Convicted felon Annette Bosworth says she is planning to close her clinic in Sioux Falls. In an e-mail sent to patients, Bosworth says she is working on “a separate letter with specifics outlining the plan for closing my practice over the next several weeks….”
The day after a Hughes County jury convicted Bosworth of twelve counts of felony perjury, Bosworth told the press she’s “going to miss being a doctor.”
These statements come as Bosworth awaits sentencing, which by itself cannot include taking away Bosworth’s medical license. Bosworth jeopardized her medical license in the past with erratic behavior and ethical violations, but the South Dakota Board of Medical and Osteopathic Examiners allowed her to keep her license, contingent on her submission to mental health treatment. Bosworth’s campaign and perjury trial only led her into further violations of patient ethics and privacy that warrant review of her license, but her felony conviction does not automatically revoke her license.
Bosworth’s statement that she’s closing her Meaningful Medicine office on South Minnesota signals two possibilities. Bosworth may have heard from the SDBMOE that the board will take action on her license, and she’s surrendering. Or Bosworth may be admitting that her clinic, which has struggled to make payroll, simply isn’t financially viable.
Bosworth flies this surrender flag at an odd moment, while asking her patients and other associates to help her beg for leniency from the court. The main thrust of her message to her patients and others is to solicit courtroom company for the July sentencing hearing and letters to Judge John Brown:
Thank you for the outpouring of supportive comments from all of you. Many of you have prayed and showered our team with grace during this difficult time. Thank you. I do thank God for you every time I think of you.
As I generate a separate letter with specifics outlining the plan for closing my practice over the next several weeks, let me first respond to the shower of requests to help with my sentencing. Sentencing for the price I must pay for the 12 Felonies occurs on July 1st at 2:00 PM in Pierre, SD by Judge Brown. Many of you watched the trial on-line while others sacrificed time to be present with our team in the courtroom. Thank you. We invite you and welcome you to attend the sentencing in Pierre.
Over the next 3 weeks Honorable Judge Brown gathers information and stories to learn about who I am . . . as a person. Your stories of how you know me and how our work at Meaningful Medicine impacts the greater community of South Dakota matters greatly to Judge Brown.
If you want to help shape that image of me as Judge Brown settles on his sentence, write the following letter.
- Letter to Judge Brown
- These letters have special rules and must be written clearly or typed.
- These letters need to be addressed to Honorable John Brown, Circuit Court Judge.
- State who you are. Include a brief statement about your background (work, education, etc.)

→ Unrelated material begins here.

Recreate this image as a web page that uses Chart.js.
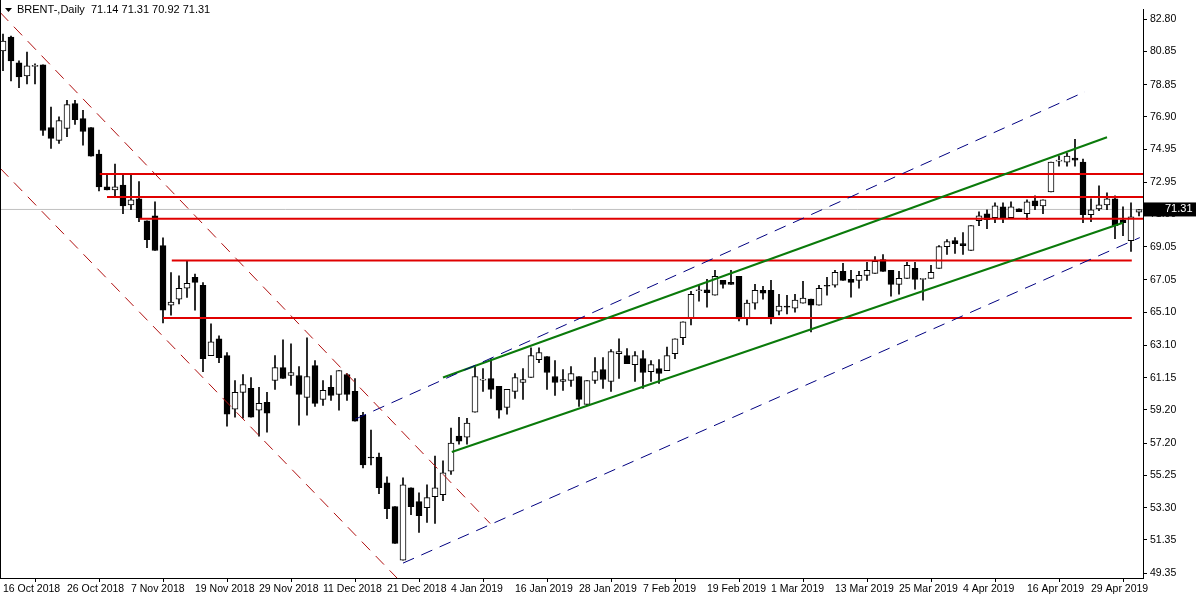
<!DOCTYPE html>
<html>
<head>
<meta charset="utf-8">
<script src="https://cdn.jsdelivr.net/npm/chart.js@4.4.1/dist/chart.umd.min.js"></script>
<style>
  html, body { margin: 0; padding: 0; background: #fff; }
  #wrap { width: 1200px; height: 600px; }
</style>
</head>
<body>
<div id="wrap"><canvas id="chart" width="1200" height="600"></canvas></div>
<script>
// Daily candles, 16 Oct 2018 .. 7 May 2019 (one value per bar)
const opens = [80.88,81.72,80.16,79.38,79.95,80.04,76.26,75.48,76.20,77.70,76.80,76.26,74.65,72.67,72.49,72.79,71.59,71.95,70.63,70.93,
  69.13,65.53,65.89,66.55,67.21,66.73,62.48,63.50,62.48,59.24,60.26,60.50,59.18,59.66,60.98,61.76,61.28,61.28,59.96,61.88,
  59.84,60.56,60.14,61.34,60.32,58.88,56.36,56.36,54.80,53.36,50.12,54.50,53.66,53.30,53.96,54.08,55.50,57.62,57.56,59.06,
  61.00,61.10,60.62,59.36,60.32,60.86,61.16,62.24,62.42,61.22,60.92,60.98,61.22,59.54,60.98,61.64,60.92,62.60,62.48,61.94,
  62.30,61.52,61.70,61.58,62.60,63.56,64.76,66.40,66.46,66.13,67.03,66.91,67.27,64.76,65.65,66.43,66.43,65.17,65.47,65.35,
  65.65,65.89,65.53,66.73,66.73,67.57,67.09,67.03,67.33,67.45,68.29,67.63,66.79,67.15,67.75,67.09,67.15,67.75,69.07,69.43,
  69.25,68.83,70.63,71.05,70.81,71.47,70.81,71.35,71.05,71.83,71.53,72.37,74.23,74.17,74.41,74.17,70.99,71.35,71.59,71.95,
  70.69,69.43,71.14];
const highs = [81.90,81.78,80.28,80.82,80.10,80.04,77.50,76.90,77.90,77.90,77.30,76.26,74.90,73.40,74.05,73.40,73.40,73.00,70.63,71.77,
  69.60,67.50,67.30,68.20,67.40,66.90,64.40,63.68,62.66,60.98,61.34,61.16,60.56,60.26,62.48,63.44,63.20,61.82,63.56,62.18,
  60.98,61.28,61.58,61.40,61.10,59.06,57.98,56.60,55.16,53.36,55.10,54.50,54.20,54.68,56.42,56.12,58.10,58.76,58.70,61.82,
  61.70,62.30,60.62,60.44,61.40,61.70,62.96,62.96,62.42,62.18,61.64,61.82,61.22,60.98,62.36,62.36,62.84,63.50,62.90,62.72,
  62.78,62.18,62.24,63.00,63.50,64.52,66.37,66.73,67.09,67.63,67.03,67.63,67.27,65.83,66.79,66.67,67.03,66.19,66.13,66.19,
  66.97,65.89,66.73,67.21,67.63,68.05,67.63,67.57,68.11,68.47,68.59,67.63,67.57,68.11,68.11,67.15,67.93,69.13,69.49,69.61,
  69.91,70.33,71.17,71.29,71.71,71.71,71.77,71.35,71.89,72.13,71.89,74.17,74.53,74.71,75.55,74.35,71.95,72.73,72.31,72.13,
  71.47,71.71,71.31];
const lows = [79.70,79.08,78.66,78.90,78.90,75.78,75.00,75.30,75.70,76.45,75.20,74.53,72.43,72.49,72.13,71.05,71.30,70.57,69.00,68.83,
  64.45,64.93,65.60,66.00,65.23,61.52,62.48,62.05,58.22,58.76,58.70,58.76,57.62,57.86,60.44,61.10,60.68,58.28,58.88,59.42,
  59.48,59.78,59.18,59.78,58.52,55.70,55.88,54.14,52.64,51.14,50.12,52.88,51.80,52.40,52.34,53.72,55.30,57.14,57.14,59.06,
  60.32,59.90,58.70,58.94,59.90,59.84,61.16,62.06,60.44,60.08,60.38,60.62,59.42,59.54,60.80,60.50,60.32,61.10,62.00,60.92,
  60.50,60.92,60.80,61.58,62.30,63.14,64.34,65.77,65.41,66.13,66.55,66.79,64.58,64.34,65.29,65.89,64.40,64.94,65.00,65.11,
  65.65,63.92,65.53,66.13,66.61,67.03,66.01,66.55,67.03,67.45,67.57,66.07,66.19,67.15,66.49,65.83,67.15,67.75,68.59,68.65,
  68.59,68.83,70.33,70.15,70.51,70.51,70.75,71.17,70.69,71.29,71.05,72.37,73.93,73.93,73.93,70.51,70.57,71.23,71.29,69.55,
  69.73,68.77,70.92];
const closes = [81.48,80.28,79.32,79.98,80.00,76.08,75.60,76.68,77.64,76.74,76.02,74.53,72.67,72.49,72.67,71.53,71.89,70.81,69.49,68.83,
  65.23,65.71,66.55,66.85,66.91,62.30,63.32,62.36,58.94,60.26,60.74,58.76,59.60,59.00,61.76,61.10,61.46,60.14,61.22,59.60,
  60.38,60.08,61.58,60.14,58.52,55.88,56.30,54.50,53.24,51.14,54.68,53.36,52.82,53.90,54.50,55.40,57.20,57.32,58.40,61.22,
  61.05,60.44,59.18,60.44,61.16,61.04,62.48,62.66,61.46,60.86,61.04,61.40,59.84,60.98,61.52,61.04,62.72,62.72,62.00,62.48,
  61.46,61.94,61.40,62.48,63.50,64.52,66.19,66.46,66.28,67.27,66.79,66.79,64.70,65.65,66.43,66.25,64.76,65.47,65.41,65.83,
  65.95,65.53,66.55,66.67,67.51,67.03,66.91,67.33,67.63,68.17,67.57,66.79,67.15,67.93,67.09,67.15,67.51,69.07,69.37,69.25,
  69.13,70.33,70.93,70.69,71.53,70.81,71.47,71.17,71.77,71.53,71.89,74.17,74.29,74.53,74.29,70.99,71.29,71.59,71.95,70.33,
  70.51,70.87,71.31];

// axis labels
const dateLabels = ['16 Oct 2018','26 Oct 2018','7 Nov 2018','19 Nov 2018','29 Nov 2018','11 Dec 2018','21 Dec 2018',
  '4 Jan 2019','16 Jan 2019','28 Jan 2019','7 Feb 2019','19 Feb 2019','1 Mar 2019','13 Mar 2019','25 Mar 2019',
  '4 Apr 2019','16 Apr 2019','29 Apr 2019'];
const priceTicks = [82.80,80.85,78.85,76.90,74.95,72.95,71.00,69.05,67.05,65.10,63.10,61.15,59.20,57.20,55.25,53.30,51.35,49.35];

// drawn objects: [x1, y1, x2, y2] in bar index / price
const redLevels = [[12.1,73.45,142.5,73.45],[13,72.07,142.5,72.07],[17.1,70.75,142.5,70.75],[21.1,68.23,141.1,68.23],[20,64.75,141.1,64.75]];
const redChannel = [[-0.375,83.22,60.9,52.34],[-0.375,73.81,49.25,49.05]];
const blueChannel = [[44,58.64,135.25,78.42],[50,49.95,142.1,69.61]];
const greenChannel = [[55,61.16,138,75.67],[56.1,56.66,140,70.51]];
const lastPrice = 71.31;

const idx = closes.map((c, i) => i);
const bull = idx.map(i => closes[i] >= opens[i]);

function seg(s, color, width, dash) {
  return { type: 'line', data: [{x: s[0], y: s[1]}, {x: s[2], y: s[3]}], borderColor: color,
    borderWidth: width, borderDash: dash, pointRadius: 0, order: 0, parsing: false };
}

const lineSets = [
  seg([-0.375, lastPrice, 142.5, lastPrice], '#c0c0c0', 1, []),
  ...redChannel.map(s => seg(s, '#b01010', 1, [12, 8])),
  ...blueChannel.map(s => seg(s, '#000080', 1, [12, 8])),
  ...greenChannel.map(s => seg(s, '#0a7a0a', 2, [])),
  ...redLevels.map(s => seg(s, '#e00000', 2, [])),
];
lineSets[0].order = 5;

// header + last price box
const overlay = {
  id: 'overlay',
  afterDraw(chart) {
    const ctx = chart.ctx, a = chart.chartArea;
    ctx.save();
    ctx.strokeStyle = '#000'; ctx.lineWidth = 1;
    ctx.beginPath(); ctx.moveTo(0.5, 0); ctx.lineTo(0.5, a.bottom); ctx.stroke();
    ctx.fillStyle = '#000';
    ctx.beginPath(); ctx.moveTo(5, 8); ctx.lineTo(12, 8); ctx.lineTo(8.5, 12); ctx.closePath(); ctx.fill();
    ctx.font = '11px "Liberation Sans"'; ctx.textBaseline = 'middle';
    ctx.fillText('BRENT-,Daily  71.14 71.31 70.92 71.31', 17, 10);
    const y = chart.scales.y.getPixelForValue(lastPrice);
    ctx.fillRect(a.right + 1, y - 7, 52, 14);
    ctx.fillStyle = '#fff';
    ctx.fillText(lastPrice.toFixed(2), a.right + 22, y);
    ctx.restore();
  }
};

new Chart(document.getElementById('chart'), {
  data: {
    datasets: [
      ...lineSets,
      { type: 'bar', data: idx.map(i => ({x: i, y: [lows[i], highs[i]]})), backgroundColor: '#000',
        barThickness: 1, grouped: false, order: 3 },
      { type: 'bar', data: idx.map(i => ({x: i, y: [opens[i], closes[i]]})),
        backgroundColor: idx.map(i => bull[i] ? '#fff' : '#000'), borderColor: '#000', borderWidth: 1,
        borderSkipped: false, barThickness: 6, grouped: false, order: 2, minBarLength: 1 }
    ]
  },
  options: {
    responsive: false, animation: false,
    layout: { padding: { top: 2, left: 0 } },
    plugins: { legend: { display: false }, tooltip: { enabled: false } },
    scales: {
      x: {
        type: 'linear', min: -0.375, max: 142.5, offset: false,
        afterBuildTicks: ax => { ax.ticks = dateLabels.map((d, k) => ({value: k * 8})); },
        afterFit: ax => { ax.height = 22; },
        ticks: { callback: (v, k) => dateLabels[k], align: 'start', maxRotation: 0, autoSkip: false,
          color: '#000', font: { family: 'Liberation Sans', size: 10.5 }, padding: 1 },
        grid: { drawOnChartArea: false, tickLength: 4, color: '#000' },
        border: { color: '#000' }
      },
      y: {
        position: 'right', min: 49.05, max: 83.40,
        afterBuildTicks: ax => { ax.ticks = priceTicks.map(v => ({value: v})); },
        afterFit: ax => { ax.width = 57; },
        ticks: { callback: v => v.toFixed(2), color: '#000', font: { family: 'Liberation Sans', size: 10.5 }, padding: 3 },
        grid: { drawOnChartArea: false, tickLength: 4, color: '#000' },
        border: { color: '#000' }
      }
    }
  },
  plugins: [overlay]
});
</script>
</body>
</html>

- State where you live, your address and your telephone number.
- Tell the Judge how you know me. Include the relationship, length of time, and how that relationship has grown.
- Tell about the good things we have done together and how my service with you impacted your life.
- Tell the Judge what you think of me. These stories will help the judge shape his opinion of me. Your personal stories hold great value.
- State any other things that you would want a judge to know if you were the one being sentenced. It is important to NOT share your thoughts on what the sentence should be. Those letters will not be allowed for the judge to see.
- These letters need to in the hands of my lawyer by June 15th, 2015. Please send them directly to Meaningful Medicine as quickly as possible. Time is very short for this process.
- Send letter to:
5000 South Minnesota Avenue, Suite 100
Sioux Falls, SD, 57108
Thank you for all your efforts in these last few months. I thank God for you everytime I think of you.
Expect a more complete letter soon with details of what will happen over the next several weeks.
Annette Bosworth, MD [e-mail, sent 2015.06.03]
Here Bosworth is falling back on the strategy that seems to define all of her and her husband Chad Haber’s schemes: telling the story, building the narrative of who Bosworth is as a person. She’s also showing her infacility with mass e-mails, since the recipients with whom I’ve spoken tell me they haven’t poured out any supportive comments or showered any grace on Chad and Annette during “this difficult time.”
Bosworth knows she’s lost her case on the facts. She committed felonies; she deserves punishment. Bosworth’s only resort is to beg her patients to say what good doctoring she’s done, even as she pre-emptively announces she’s going to quit doctoring.